THE COUNT DE MONTMORIN."

You will doubtless think with me it was very extraordinary, that the Minister should not have received my letter sent him yesterday by the Court courier. Why and by whose means it was kept back can only be conjectured. Had not the Ambassador's application supplied the want of it, a pretext for the Minister's silence would thence have arisen. The letter did not in fact miscarry, for the Minister afterwards received it. The Minister's caution in making his becoming engaged for the advances in question to depend on M. Cabarrus' persisting in the same dispositions he had lately declared, relative to the time he would be content to wait for a reimbursement, is somewhat singular, considering that his offers on that head had been repeatedly and explicitly communicated to the Minister, and to the Ambassador of France, both by him and by me. Immediately on receiving the Ambassador's letter, I gave it to Mr Carmichael with instructions to show it to M. Cabarrus, and bring me back his answer without delay, for I was then expecting the notary and others with bills.

Mr Carmichael returned and informed me, that he had communicated the letter to M. Cabarrus, and that instead of abiding by his former offer, to be content with the Minister's engaging to see him repaid in ten or twelve months, he insisted on being repaid in four months, in four equal monthly payments, and those payments secured by orders on the rents of the general post-office; and that M. Cabarrus promised either to write or speak to the Minister about it.

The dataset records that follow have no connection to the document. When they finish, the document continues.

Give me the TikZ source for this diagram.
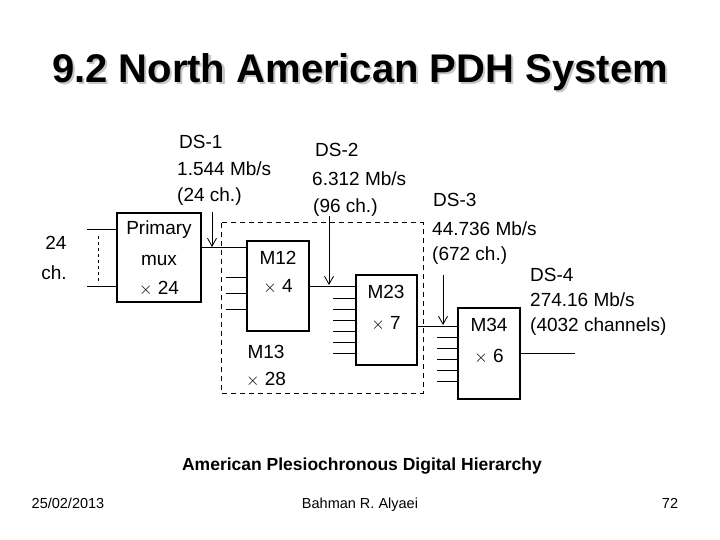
\documentclass[tikz,border=0pt]{standalone}
\usepackage{fontspec}
\setmainfont{Liberation Sans}
\usetikzlibrary{arrows.meta}
\begin{document}
\begin{tikzpicture}[x=1pt,y=-1pt,
  box/.style={draw,line width=1.2pt},
  ln/.style={line width=1pt},
  lbl/.style={font=\fontsize{19}{19}\selectfont,inner sep=0pt,anchor=west},
  cl/.style={font=\fontsize{19}{19}\selectfont,inner sep=0pt},
  dsarrow/.style={line width=0.8pt,-{Straight Barb[length=8pt,width=9pt]}},
  foot/.style={font=\fontsize{14.5}{14.5}\selectfont,inner sep=0pt,anchor=base}]
\useasboundingbox (0,0) rectangle (720,540);
\node[font=\bfseries\fontsize{40}{40}\selectfont,text=gray!45] at (362,74) {9.2 North American PDH System};
\node[font=\bfseries\fontsize{40}{40}\selectfont] (title) at (360,72) {9.2 North American PDH System};
% dashed M13 box
\draw[line width=1pt,dash pattern=on 5pt off 4pt] (221,223) rectangle (423,393);
\node[cl] (m13a) at (266,352) {M13};
\node[cl] (m13b) at (266,380) {$\times$ 28};
% primary
\draw[box] (117,213) rectangle (201,302);
\node[cl] (p1) at (159,230) {Primary};
\node[cl] (p2) at (159,260) {mux};
\node[cl] (p3) at (159,289) {$\times$ 24};
\coordinate (pin1) at (117,230); \coordinate (pin2) at (117,286);
\coordinate (pin1e) at (87,230); \coordinate (pin2e) at (87,286);
\draw[ln] (pin1e) -- (pin1); \draw[ln] (pin2e) -- (pin2);
\draw[dashed,line width=1pt] (98,236) -- (98,282);
\node[cl] (c24) at (56,243) {24};
\node[cl] (cch) at (54,273) {ch.};
% M12
\draw[box] (247,241) rectangle (309,331);
\node[cl] (m12) at (278,258) {M12};
\node[cl] (m12x) at (278,287) {$\times$ 4};
\draw[ln] (201,247) -- (247,247);
\foreach \y in {277,293,309} \draw[ln] (226,\y) -- (247,\y);
% M23
\draw[box] (356,275) rectangle (417,365);
\node[cl] (m23) at (386,292) {M23};
\node[cl] (m23x) at (386,324) {$\times$ 7};
\draw[ln] (309,286) -- (356,286);
\foreach \y in {298,309,320,331,342,353} \draw[ln] (333,\y) -- (356,\y);
% M34
\draw[box] (458,308) rectangle (520,399);
\node[cl] (m34) at (489,325) {M34};
\node[cl] (m34x) at (489,357) {$\times$ 6};
\draw[ln] (417,326) -- (458,326);
\foreach \y in {337,348,359,370,381} \draw[ln] (437,\y) -- (458,\y);
\draw[ln] (520,353) -- (575,353);
% arrows
\coordinate (a1s) at (212,212); \coordinate (a1e) at (212,247);
\coordinate (a2s) at (329,216); \coordinate (a2e) at (329,285);
\coordinate (a3s) at (443,275); \coordinate (a3e) at (443,325);
\draw[dsarrow] (a1s) -- (a1e);
\draw[dsarrow] (a2s) -- (a2e);
\draw[dsarrow] (a3s) -- (a3e);
% labels
\node[lbl] (d1a) at (179,142) {DS-1};
\node[lbl] (d1b) at (177,169) {1.544 Mb/s};
\node[lbl] (d1c) at (177,197) {(24 ch.)};
\node[lbl] (d2a) at (315,150) {DS-2};
\node[lbl] (d2b) at (312,179) {6.312 Mb/s};
\node[lbl] (d2c) at (313,208) {(96 ch.)};
\node[lbl] (d3a) at (433,200) {DS-3};
\node[lbl] (d3b) at (432,229) {44.736 Mb/s};
\node[lbl] (d3c) at (432,256) {(672 ch.)};
\node[lbl] (d4a) at (530,275) {DS-4};
\node[lbl] (d4b) at (530,300) {274.16 Mb/s};
\node[lbl] (d4c) at (530,327) {(4032 channels)};
% caption and footer
\node[font=\bfseries\fontsize{17.5}{17.5}\selectfont] (cap) at (362,466) {American Plesiochronous Digital Hierarchy};
\node[foot] (f1) at (68,508) {25/02/2013};
\node[foot] (f2) at (360,508) {Bahman R. Alyaei};
\node[foot] (f3) at (670,508) {72};
\end{tikzpicture}
\end{document}
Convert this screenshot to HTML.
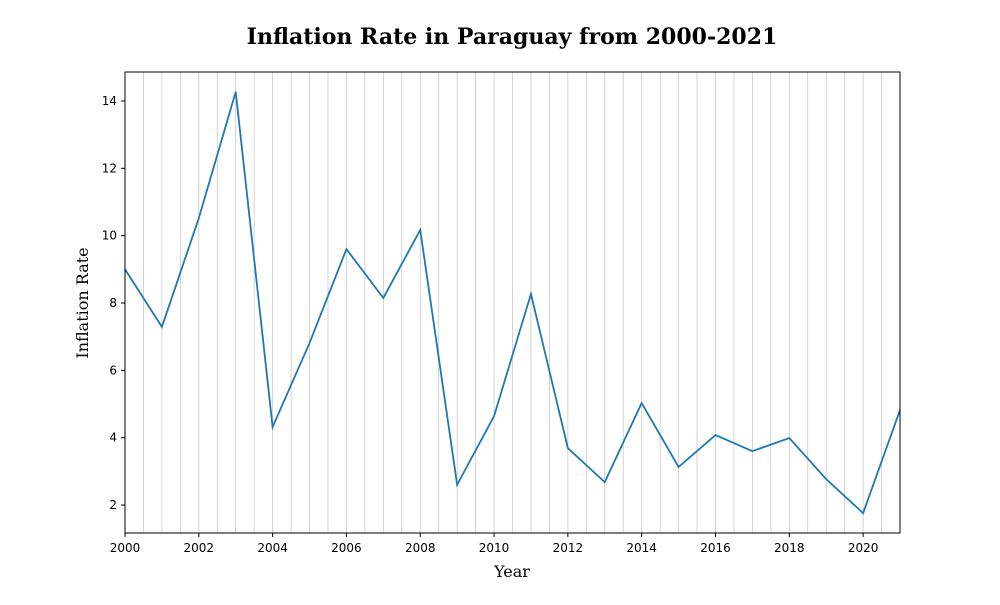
<!DOCTYPE html>
<html><head><meta charset="utf-8"><style>
body{margin:0;background:#fff;}
svg text{font-family:"DejaVu Sans","Liberation Sans",sans-serif;}
</style></head><body>
<svg id="chart" width="1000" height="600" xmlns="http://www.w3.org/2000/svg">
<rect width="1000" height="600" fill="#fff"/>
<text x="512" y="44" text-anchor="middle" font-size="22" font-weight="bold" style="font-family:'DejaVu Serif','Liberation Serif',serif">Inflation Rate in Paraguay from 2000-2021</text>
<g id="grid"></g>
<g id="xticks"></g>
<g id="yticks"></g>
<g id="series"></g>
<rect x="125" y="72" width="775" height="461" fill="none" stroke="#000" stroke-width="1"/>
<text x="512" y="577" text-anchor="middle" font-size="16" style="font-family:'DejaVu Serif','Liberation Serif',serif">Year</text>
<text transform="translate(88,303) rotate(-90)" text-anchor="middle" font-size="16" style="font-family:'DejaVu Serif','Liberation Serif',serif">Inflation Rate</text>
</svg>
<script>
const years=[2000,2001,2002,2003,2004,2005,2006,2007,2008,2009,2010,2011,2012,2013,2014,2015,2016,2017,2018,2019,2020,2021];
const inflation=[9.0,7.29,10.52,14.27,4.32,6.81,9.6,8.15,10.17,2.6,4.64,8.27,3.69,2.68,5.03,3.13,4.08,3.6,3.99,2.77,1.76,4.82];
const xTickLabels=[2000,2002,2004,2006,2008,2010,2012,2014,2016,2018,2020];
const yTickLabels=[2,4,6,8,10,12,14];
const NS="http://www.w3.org/2000/svg";
const X0=125,X1=900,Y0=72,Y1=533,xmin=2000,xmax=2021,ymin=1.17,ymax=14.86;
function xs(v){return X0+(v-xmin)/(xmax-xmin)*(X1-X0);}
function ys(v){return Y1-(v-ymin)/(ymax-ymin)*(Y1-Y0);}
function mk(t,a,p){const e=document.createElementNS(NS,t);for(const k in a)e.setAttribute(k,a[k]);p.appendChild(e);return e;}
const grid=document.getElementById('grid');
for(let v=xmin+0.5;v<xmax;v+=0.5){
 const l=mk('line',{x1:xs(v),x2:xs(v),y1:Y0,y2:Y1,stroke:'#c8c8c8','stroke-width':0.8},grid);
 
 
}
const xt=document.getElementById('xticks');
xTickLabels.forEach(v=>{
 mk('line',{x1:xs(v),x2:xs(v),y1:Y1,y2:Y1+4,stroke:'#000'},xt);
 const t=mk('text',{x:xs(v),y:Y1+19,'text-anchor':'middle','font-size':12},xt);
 t.textContent=v;
 
 
});
const yt=document.getElementById('yticks');
yTickLabels.forEach(v=>{
 mk('line',{x1:X0-4,x2:X0,y1:ys(v),y2:ys(v),stroke:'#000'},yt);
 const t=mk('text',{x:X0-8,y:ys(v)+4,'text-anchor':'end','font-size':12},yt);
 t.textContent=v;
 
 
});
const s=document.getElementById('series');
const p=mk('polyline',{points:years.map((y,i)=>xs(y)+','+ys(inflation[i])).join(' '),fill:'none',stroke:'#1f77b4','stroke-width':1.8},s);


</script>
</body></html>
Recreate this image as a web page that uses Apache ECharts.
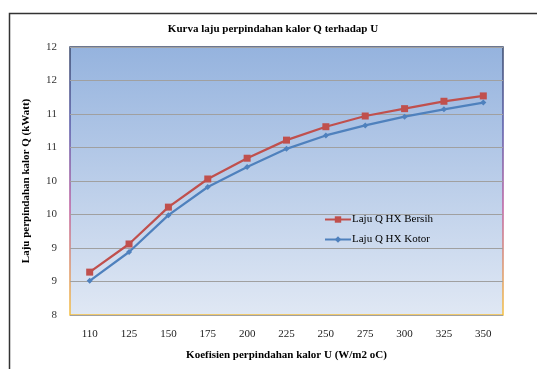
<!DOCTYPE html>
<html><head><meta charset="utf-8">
<script src="https://cdn.jsdelivr.net/npm/echarts@6/dist/echarts.min.js"></script>
<style>html,body{margin:0;padding:0;background:#fff}#c{width:537px;height:369px}</style>
</head><body><div id="c"></div>
<script>
const categories = ['110','125','150','175','200','225','250','275','300','325','350'];
const bersih = [8.64, 9.06, 9.61, 10.03, 10.34, 10.61, 10.81, 10.97, 11.08, 11.19, 11.27];
const kotor  = [8.51, 8.94, 9.49, 9.91, 10.21, 10.48, 10.68, 10.83, 10.96, 11.07, 11.17];
const yTickLabels = ['8','9','9','10','10','11','11','12','12'];

const FONT = '"Liberation Serif", "DejaVu Serif", serif';
const chart = echarts.init(document.getElementById('c'));
chart.setOption({
  animation: false,
  backgroundColor: '#ffffff',
  title: {
    text: 'Kurva laju perpindahan kalor Q terhadap U',
    left: 268, top: 19, textAlign: 'center',
    textStyle: {fontFamily: FONT, fontSize: 11, fontWeight: 'bold', color: '#000'}
  },
  graphic: [{
    type: 'rect', left: 7, top: 11, z: -1,
    shape: {width: 600, height: 400},
    style: {fill: 'none', stroke: '#333', lineWidth: 1.5}
  }],
  legend: {
    orient: 'vertical', left: 324, top: 214, itemGap: 9, padding: 0,
    itemWidth: 26, itemHeight: 8,
    textStyle: {fontFamily: FONT, fontSize: 11, color: '#000', padding: [0,0,0,-4]},
    data: ['Laju Q HX Bersih', 'Laju Q HX Kotor']
  },
  grid: {
    left: 70, right: 34, top: 47, bottom: 54,
    show: true,
    backgroundColor: new echarts.graphic.LinearGradient(0,0,0,1,[
      {offset: 0, color: '#95B3DE'}, {offset: 1, color: '#E0E8F4'}]),
    borderWidth: 1.5,
    borderColor: new echarts.graphic.LinearGradient(0,0,0,1,[
      {offset: 0, color: '#3B4A6B'}, {offset: 0.3, color: '#5A5AA8'},
      {offset: 0.6, color: '#C060A0'}, {offset: 1, color: '#F5C040'}])
  },
  xAxis: {
    type: 'category', data: categories, boundaryGap: true,
    name: 'Koefisien perpindahan kalor U (W/m2 oC)',
    nameLocation: 'middle', nameGap: 35,
    nameTextStyle: {fontFamily: FONT, fontSize: 11, fontWeight: 'bold', color: '#000'},
    axisLine: {show: false}, axisTick: {show: false},
    axisLabel: {fontFamily: FONT, fontSize: 11, color: '#222', margin: 14}
  },
  yAxis: {
    type: 'value', min: 8, max: 12, interval: 0.5,
    name: 'Laju perpindahan kalor Q (kWatt)',
    nameLocation: 'middle', nameGap: 38, nameRotate: 90,
    nameTextStyle: {fontFamily: FONT, fontSize: 11, fontWeight: 'bold', color: '#000'},
    axisLine: {show: false}, axisTick: {show: false},
    axisLabel: {fontFamily: FONT, fontSize: 11, color: '#333', margin: 13,
      formatter: (v, i) => yTickLabels[i]},
    splitLine: {lineStyle: {color: '#A0A0A0', width: 1}}
  },
  series: [{
    name: 'Laju Q HX Bersih', type: 'line', data: bersih,
    symbol: 'rect', symbolSize: 7,
    lineStyle: {color: '#C0504D', width: 2.25},
    itemStyle: {color: '#C0504D'}
  }, {
    name: 'Laju Q HX Kotor', type: 'line', data: kotor,
    symbol: 'diamond', symbolSize: 6,
    lineStyle: {color: '#4F81BD', width: 2.25},
    itemStyle: {color: '#4F81BD'}
  }]
});
</script></body></html>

A new application to the Minister became necessary, and consequently further time and indulgence from the holders of the bills was to be solicited.

I told the notary, that I was in treaty with M. Cabarrus for the supplies I wanted, and that one or two articles remained to be adjusted, which could not be done till the next day.

I therefore requested him to suspend the protest for twentyfour hours more, and to apply to the holders of the bills for permission, adding that near twenty of them belonged to M. Cabarrus, and that from the friendly conduct of several of the others I had reason to flatter myself, that they would readily consent. He seemed surprised at what I said respecting my expectations from M. Cabarrus, and with a degree of indignation told me, that M. Cabarrus was more pressing than any of the others, and had already sent him two messages to conclude the matter with me without delay, that he had received one of the messages the day before, and the other that morning. He nevertheless cheerfully undertook to obtain permission from the holders of the bills to wait till the next afternoon, and succeeded in it.

The next morning, viz. the 16th of March, I waited upon the Ambassador. I mentioned to him these several facts, and told him, that my hopes from M. Cabarrus were at an end, for that exclusive of other circumstances it was not probable that, considering his lucrative connexions with government, he would risk treating the promise of the Minister, made in consequence of his own offer, with so little respect, as to demand such formal and unusual securities for the performance of it, unless there had been some previous concert, or indirect management in the case. The Ambassador declined assenting to this opinion. He promised to see the Minister, with whom he was that day to dine, and to send me his positive and final answer by four o'clock in the afternoon.